The rest is history. In addition to his heralded status among New Orleans drummers, Palmer is a member of an elite circle of “most recorded drummers” that includes Hal Blaine for his contributions to rock and Billy Higgins for his achievements in jazz. With credits on over 25,000 single tracks, 4,000 records, and 500 film scores – according to music author Russ Wabensky – Palmer’s beats have made it to more wax, tape, eight-tracks and CDs than any other drummer on the planet.

Indeed, a legend.

New Orleans: Tapping Out Bourbon Street

It wasn’t in Bourbon Street clubs, but on that historic sidewalk where young Palmer tapped out his first cadences with his feet, while listening to the parade/second-line and Dixieland rhythms that grooved the French Quarter. When not hustling tips from passersby, he danced in Vaudeville with his mother at the age of four – an experience that enhanced his understanding of what made the traditional tunes strut. “Tap dancing was a hell of a help in playing the drums in terms of understanding syncopation,” he says. “I learned where the bridges of the tunes came, and when I got to playing drums, I knew how to do subtle things, like alter the cymbal part at the right time.”

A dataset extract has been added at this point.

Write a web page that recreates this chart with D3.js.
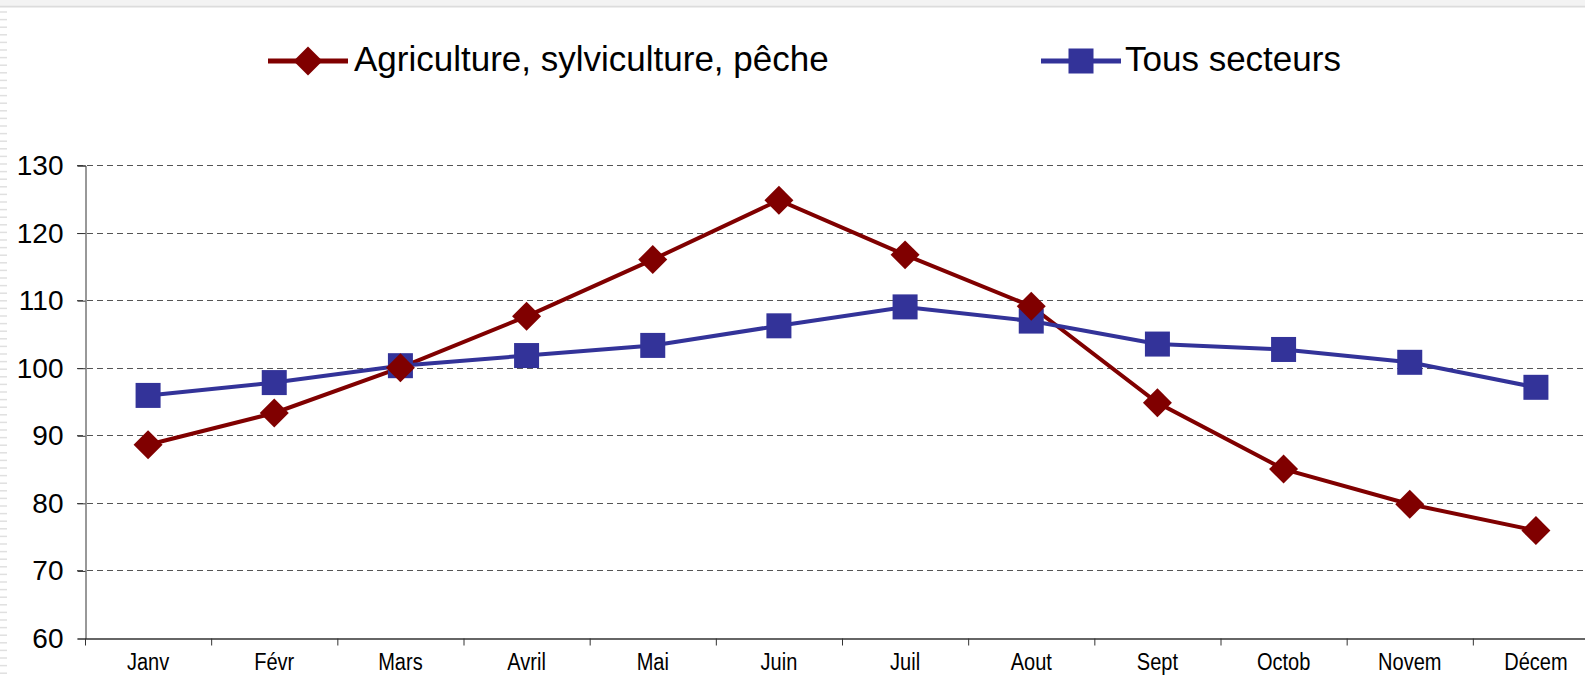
<!DOCTYPE html>
<html lang="fr">
  <head>
    <meta charset="utf-8">
    <script src="https://d3js.org/d3.v7.min.js"></script>
    <style>
      body {margin: 0; background: #fff; overflow: hidden;}
      text {font-family: "Liberation Sans", Arial, sans-serif; fill: #000;}
    </style>
  </head>
  <body>
    <script type="text/javascript">
      // data
      const months = ["Janv", "Févr", "Mars", "Avril", "Mai", "Juin", "Juil", "Aout", "Sept", "Octob", "Novem", "Décem"];
      const agriculture = [88.6, 93.3, 100.0, 107.6, 116.0, 124.8, 116.7, 109.1, 94.8, 85.0, 79.8, 75.9];
      const tousSecteurs = [95.9, 97.8, 100.3, 101.8, 103.3, 106.2, 109.0, 106.9, 103.5, 102.7, 100.8, 97.1];
      const yTicks = [60, 70, 80, 90, 100, 110, 120, 130];
      const seriesNames = ["Agriculture, sylviculture, pêche", "Tous secteurs"];
      const seriesColors = ["#800000", "#333399"];

      // size constants
      const w = 1585;
      const h = 677;
      const plotLeft = 85;
      const plotRight = 1599;
      const plotTop = 165;
      const plotBottom = 638;

      var svg = d3.select("body")
            .append("svg")
            .attr("width", w)
            .attr("height", h);

      // slide frame leftovers (top line and left striped edge)
      svg.append("rect").attr("x", 0).attr("y", 0).attr("width", w).attr("height", 8).attr("fill", "#f3f3f3");
      svg.append("line").attr("x1", 0).attr("x2", w).attr("y1", 6.5).attr("y2", 6.5)
          .attr("stroke", "#dcdcdc").attr("stroke-width", 1.5);
      svg.append("g").selectAll("line")
          .data(d3.range(12, h, 7.6))
          .enter()
          .append("line")
          .attr("x1", 0).attr("x2", 7)
          .attr("y1", d => d).attr("y2", d => d)
          .attr("stroke", "#e0e0e0").attr("stroke-width", 1.5);

      // scales
      var xScale = d3.scaleBand()
            .domain(months)
            .range([plotLeft, plotRight]);
      var yScale = d3.scaleLinear()
            .domain([60, 130])
            .range([plotBottom, plotTop]);

      // dashed gridlines
      svg.append("g")
          .selectAll("line")
          .data(yTicks.filter(d => d > 60))
          .enter()
          .append("line")
          .attr("x1", plotLeft - 8)
          .attr("x2", w)
          .attr("y1", d => Math.round(yScale(d)) + 0.5)
          .attr("y2", d => Math.round(yScale(d)) + 0.5)
          .attr("stroke", "#555")
          .attr("stroke-width", 1)
          .attr("stroke-dasharray", "6,4");

      // y axis
      var yAxis = d3.axisLeft(yScale)
            .tickValues(yTicks)
            .tickSize(8)
            .tickPadding(14);
      var gy = svg.append("g")
          .attr("transform", "translate(" + (plotLeft + 0.5) + ",0.5)")
          .call(yAxis);
      gy.select(".domain").attr("stroke", "#333");
      gy.selectAll(".tick line").attr("stroke", "#333");
      gy.selectAll("text")
          .style("font-family", "'Liberation Sans', Arial, sans-serif")
          .style("font-size", "28px")
          .attr("fill", "#000");

      // x axis with ticks between categories
      var xAxis = d3.axisBottom(xScale)
            .tickSize(0)
            .tickPadding(32)
            .tickSizeOuter(0);
      var gx = svg.append("g")
          .attr("transform", "translate(0," + (plotBottom + 0.5) + ")")
          .call(xAxis);
      gx.select(".domain").attr("stroke", "#333").attr("stroke-width", 1.5);
      // labels are a bit condensed in the original
      gx.selectAll("text")
          .style("font-family", "'Liberation Sans', Arial, sans-serif")
          .style("font-size", "23px")
          .attr("dy", 0)
          .attr("transform", "scale(0.87,1)")
          .attr("fill", "#000");
      gx.selectAll(".sep")
          .data(d3.range(months.length + 1))
          .enter()
          .append("line")
          .attr("class", "sep")
          .attr("x1", i => plotLeft + 0.5 + i * xScale.bandwidth())
          .attr("x2", i => plotLeft + 0.5 + i * xScale.bandwidth())
          .attr("y1", 0)
          .attr("y2", 7)
          .attr("stroke", "#333");

      // lines and markers
      const allSeries = [agriculture, tousSecteurs];
      const cx = (d, i) => xScale(months[i]) + xScale.bandwidth() / 2;
      var line = d3.line()
            .x(cx)
            .y(d => yScale(d));

      allSeries.forEach(function(values, s) {
        svg.append("path")
            .datum(values)
            .attr("d", line)
            .attr("fill", "none")
            .attr("stroke", seriesColors[s])
            .attr("stroke-width", 4);
      });

      // draw blue squares first, then red diamonds on top
      svg.append("g")
          .selectAll("rect")
          .data(tousSecteurs)
          .enter()
          .append("rect")
          .attr("x", (d, i) => cx(d, i) - 12.5)
          .attr("y", d => yScale(d) - 12.5)
          .attr("width", 25)
          .attr("height", 25)
          .attr("fill", seriesColors[1]);

      var diamond = d3.symbol().type(d3.symbolSquare).size(420);
      svg.append("g")
          .selectAll("path")
          .data(agriculture)
          .enter()
          .append("path")
          .attr("d", diamond)
          .attr("transform", (d, i) => "translate(" + cx(d, i) + "," + yScale(d) + ") rotate(45)")
          .attr("fill", seriesColors[0]);

      // legend
      const legendX = [268, 1041];
      var legend = svg.append("g");
      seriesNames.forEach(function(name, s) {
        var g = legend.append("g").attr("transform", "translate(" + legendX[s] + ",61)");
        g.append("line")
            .attr("x1", 0).attr("x2", 80)
            .attr("stroke", seriesColors[s])
            .attr("stroke-width", 5);
        if (s === 0) {
          g.append("path")
              .attr("d", d3.symbol().type(d3.symbolSquare).size(420))
              .attr("transform", "translate(40,0) rotate(45)")
              .attr("fill", seriesColors[s]);
        } else {
          g.append("rect")
              .attr("x", 27.5).attr("y", -12.5)
              .attr("width", 25).attr("height", 25)
              .attr("fill", seriesColors[s]);
        }
        g.append("text")
            .attr("x", s === 0 ? 86 : 84)
            .attr("y", 10)
            .style("font-size", "35px")
            .text(name);
      });
    </script>
  </body>
</html>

Soon after, Palmer added a drum set to his Bourbon Street song- and-dance sessions that featured wood crates for drums, lard can covers for cymbals and a spoon with a rubber band for a kick pedal. Though his setup was crude at best, it gave him the ability to start working out rhythmic ideas that he would soon be showcasing around town – as well as increase his tips.

While he was learning some good ear training, Palmer’s playing experience in his early years, ironically, was quite limited in the second-line domain. His only formal experience at that time came during a brief stint on snare drum with the Joseph A. Craig Elementary School band. “Coming up as a kid, you knew how to play these things, but there were certain jobs that weren’t relegated to the up-and-coming drummers – the old guys kept those jobs,” he remembers. “The older drummers would say, ’You don’t know how to play that kind of music (traditional, second-line parade music) boy.’ It was just a common practice at the time. These days, lots of young drummers can do those gigs.”

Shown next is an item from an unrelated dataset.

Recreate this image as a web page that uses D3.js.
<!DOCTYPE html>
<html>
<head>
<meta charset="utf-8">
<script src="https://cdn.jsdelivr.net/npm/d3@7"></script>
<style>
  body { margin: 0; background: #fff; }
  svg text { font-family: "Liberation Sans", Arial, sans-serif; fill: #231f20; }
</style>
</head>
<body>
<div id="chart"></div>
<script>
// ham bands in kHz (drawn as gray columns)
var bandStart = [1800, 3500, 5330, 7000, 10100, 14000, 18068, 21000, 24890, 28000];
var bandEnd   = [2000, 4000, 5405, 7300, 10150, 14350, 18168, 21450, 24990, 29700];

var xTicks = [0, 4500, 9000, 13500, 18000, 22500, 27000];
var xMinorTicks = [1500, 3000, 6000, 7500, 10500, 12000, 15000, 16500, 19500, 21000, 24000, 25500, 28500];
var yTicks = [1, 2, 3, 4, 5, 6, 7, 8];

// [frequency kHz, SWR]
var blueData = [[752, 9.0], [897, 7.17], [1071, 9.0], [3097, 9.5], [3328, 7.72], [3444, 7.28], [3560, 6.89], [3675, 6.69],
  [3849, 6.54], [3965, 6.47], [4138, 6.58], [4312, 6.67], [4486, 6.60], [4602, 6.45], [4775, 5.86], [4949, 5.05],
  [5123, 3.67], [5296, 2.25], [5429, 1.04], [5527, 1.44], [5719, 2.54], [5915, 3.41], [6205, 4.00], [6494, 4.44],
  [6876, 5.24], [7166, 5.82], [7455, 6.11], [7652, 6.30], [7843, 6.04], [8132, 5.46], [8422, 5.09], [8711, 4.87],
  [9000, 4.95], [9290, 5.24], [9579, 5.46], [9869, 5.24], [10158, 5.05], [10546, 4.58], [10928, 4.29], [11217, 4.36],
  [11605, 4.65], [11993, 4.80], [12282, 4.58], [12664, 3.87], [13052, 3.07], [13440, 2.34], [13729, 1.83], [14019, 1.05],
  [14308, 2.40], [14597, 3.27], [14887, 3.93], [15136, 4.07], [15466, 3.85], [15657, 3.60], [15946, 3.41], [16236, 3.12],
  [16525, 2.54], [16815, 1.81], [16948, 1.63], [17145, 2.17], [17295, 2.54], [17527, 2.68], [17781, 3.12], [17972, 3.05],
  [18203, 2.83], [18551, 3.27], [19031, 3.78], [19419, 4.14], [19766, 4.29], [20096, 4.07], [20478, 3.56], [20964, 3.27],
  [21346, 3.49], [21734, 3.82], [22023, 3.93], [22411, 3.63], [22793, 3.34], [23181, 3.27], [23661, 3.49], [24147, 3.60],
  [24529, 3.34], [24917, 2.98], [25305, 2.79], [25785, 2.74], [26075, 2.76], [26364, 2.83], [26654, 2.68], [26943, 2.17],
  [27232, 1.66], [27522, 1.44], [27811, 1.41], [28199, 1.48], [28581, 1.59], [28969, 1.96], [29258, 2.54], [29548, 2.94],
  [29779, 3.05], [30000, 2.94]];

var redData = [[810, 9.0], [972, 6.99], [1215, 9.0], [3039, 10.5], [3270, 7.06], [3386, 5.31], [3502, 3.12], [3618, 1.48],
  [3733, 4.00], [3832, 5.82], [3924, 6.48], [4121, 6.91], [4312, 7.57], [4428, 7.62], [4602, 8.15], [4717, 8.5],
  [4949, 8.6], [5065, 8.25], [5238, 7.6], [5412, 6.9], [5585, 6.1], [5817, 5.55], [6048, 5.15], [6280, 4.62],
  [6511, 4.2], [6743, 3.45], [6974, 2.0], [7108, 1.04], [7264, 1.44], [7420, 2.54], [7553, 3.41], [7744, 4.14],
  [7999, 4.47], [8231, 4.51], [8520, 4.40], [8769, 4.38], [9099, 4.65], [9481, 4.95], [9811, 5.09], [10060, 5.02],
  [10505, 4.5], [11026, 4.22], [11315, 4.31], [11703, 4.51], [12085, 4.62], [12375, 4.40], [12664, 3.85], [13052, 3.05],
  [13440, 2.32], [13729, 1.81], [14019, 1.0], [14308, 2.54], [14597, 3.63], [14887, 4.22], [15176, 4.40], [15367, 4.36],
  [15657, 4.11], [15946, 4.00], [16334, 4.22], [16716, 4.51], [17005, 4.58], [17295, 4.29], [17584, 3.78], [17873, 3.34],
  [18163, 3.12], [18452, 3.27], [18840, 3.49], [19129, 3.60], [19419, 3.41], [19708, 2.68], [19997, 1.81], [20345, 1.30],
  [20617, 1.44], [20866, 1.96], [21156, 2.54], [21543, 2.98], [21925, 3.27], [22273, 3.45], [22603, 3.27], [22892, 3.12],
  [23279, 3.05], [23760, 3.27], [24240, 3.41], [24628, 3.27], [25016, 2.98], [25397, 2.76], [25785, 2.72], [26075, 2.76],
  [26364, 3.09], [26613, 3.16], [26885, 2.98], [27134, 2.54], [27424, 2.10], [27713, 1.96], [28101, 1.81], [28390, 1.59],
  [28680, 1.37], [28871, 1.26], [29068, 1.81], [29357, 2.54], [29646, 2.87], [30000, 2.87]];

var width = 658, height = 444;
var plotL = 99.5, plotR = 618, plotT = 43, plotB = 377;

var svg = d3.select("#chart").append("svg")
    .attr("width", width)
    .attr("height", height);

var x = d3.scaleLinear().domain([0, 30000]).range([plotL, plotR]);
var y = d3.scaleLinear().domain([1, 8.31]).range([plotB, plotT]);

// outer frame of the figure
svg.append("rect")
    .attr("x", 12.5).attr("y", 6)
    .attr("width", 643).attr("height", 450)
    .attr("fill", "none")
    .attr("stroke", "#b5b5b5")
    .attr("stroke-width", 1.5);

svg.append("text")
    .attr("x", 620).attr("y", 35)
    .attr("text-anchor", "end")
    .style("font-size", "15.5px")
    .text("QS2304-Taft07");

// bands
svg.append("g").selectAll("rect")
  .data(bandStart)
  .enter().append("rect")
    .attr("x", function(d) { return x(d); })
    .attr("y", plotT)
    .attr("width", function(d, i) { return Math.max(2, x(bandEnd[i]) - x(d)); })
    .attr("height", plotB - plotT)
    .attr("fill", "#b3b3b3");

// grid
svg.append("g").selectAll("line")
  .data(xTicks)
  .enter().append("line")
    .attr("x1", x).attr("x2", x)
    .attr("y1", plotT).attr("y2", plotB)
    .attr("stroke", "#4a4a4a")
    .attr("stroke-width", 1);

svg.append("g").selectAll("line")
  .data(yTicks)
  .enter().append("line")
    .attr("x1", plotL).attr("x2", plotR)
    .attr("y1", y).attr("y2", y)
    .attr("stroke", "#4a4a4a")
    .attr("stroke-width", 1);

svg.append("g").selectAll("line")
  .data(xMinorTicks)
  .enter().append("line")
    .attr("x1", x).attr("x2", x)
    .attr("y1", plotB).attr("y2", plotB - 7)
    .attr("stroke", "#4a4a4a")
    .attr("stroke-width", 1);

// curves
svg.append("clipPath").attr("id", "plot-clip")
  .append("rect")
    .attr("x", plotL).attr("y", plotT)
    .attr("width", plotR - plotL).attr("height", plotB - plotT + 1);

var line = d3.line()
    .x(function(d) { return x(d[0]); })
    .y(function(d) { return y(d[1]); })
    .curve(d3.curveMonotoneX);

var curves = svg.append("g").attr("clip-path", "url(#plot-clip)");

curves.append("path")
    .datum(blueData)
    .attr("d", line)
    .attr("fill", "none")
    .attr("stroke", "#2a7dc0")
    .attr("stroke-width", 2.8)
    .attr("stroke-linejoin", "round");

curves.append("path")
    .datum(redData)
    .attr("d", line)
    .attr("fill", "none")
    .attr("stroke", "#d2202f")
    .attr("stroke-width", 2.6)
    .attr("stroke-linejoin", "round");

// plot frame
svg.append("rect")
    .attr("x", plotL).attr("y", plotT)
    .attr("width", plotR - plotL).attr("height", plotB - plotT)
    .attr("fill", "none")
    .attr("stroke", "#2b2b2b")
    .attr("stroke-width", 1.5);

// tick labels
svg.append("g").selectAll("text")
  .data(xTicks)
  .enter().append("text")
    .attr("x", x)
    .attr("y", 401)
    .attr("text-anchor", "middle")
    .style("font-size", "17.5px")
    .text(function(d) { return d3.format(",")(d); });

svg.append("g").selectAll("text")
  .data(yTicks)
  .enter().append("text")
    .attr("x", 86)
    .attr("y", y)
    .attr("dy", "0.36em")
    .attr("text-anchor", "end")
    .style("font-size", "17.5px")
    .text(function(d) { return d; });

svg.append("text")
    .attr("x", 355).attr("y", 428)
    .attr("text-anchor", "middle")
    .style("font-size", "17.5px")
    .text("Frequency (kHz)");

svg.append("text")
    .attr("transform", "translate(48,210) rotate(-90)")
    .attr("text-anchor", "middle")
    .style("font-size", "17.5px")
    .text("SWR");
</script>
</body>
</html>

Whatever he didn’t acquire in traditional band settings was more than compensated as Palmer entered the club scene, where he had the opportunity to study the artistry of drummers such as Freddie Coleman, Bob Barbarins, and “Big Foot” Bill Phillips. As Palmer approached his teens, he often found himself competing with players much older than he, who appeared relaxed, could swing hard and read charts. “I had a reputation for being one of the best drummers in the clubs for my natural ability,” Palmer says. “But I was being told by guys like (saxophonist) Red Tyler that I really didn’t know what I was doing and that I should get some formal training.”

Upon leaving the military in 1947, Palmer attended the Gruenwalds School of Music in New Orleans to pick up the skills that ultimately enabled him to swing with ease as well as kick a band like “Big Foot” could. He says that his professional career really began at that point.

Boy, did it ever! Fresh out of school, Palmer landed a gig with saxophonist Harold Dejan, whose mother had worked with Palmer’s in Vaudeville. The group regularly played La Vida, a taxi dance hall where sailors paid 10ยข to boogie down with a girl. “On those gigs, if you played drums, you didn’t get much of an intermission,” Palmer says. “You just stopped long enough for the men to change partners and buy a ticket for a dance. And when the drummer was off the band stand, the trumpet player would just sit down and play the bass drum and hi-hat just to keep the time going.”

Working with Dejan also enabled Palmer to expand his rhythmic repertoire. The group, he emphasizes, had to play any kind of music that would keep the tourists and regulars happy. “If someone was from Chicago, let’s say, he might want to hear authentic Chicago-style blues, or maybe a polka,” he says. “Whatever they wanted, man.”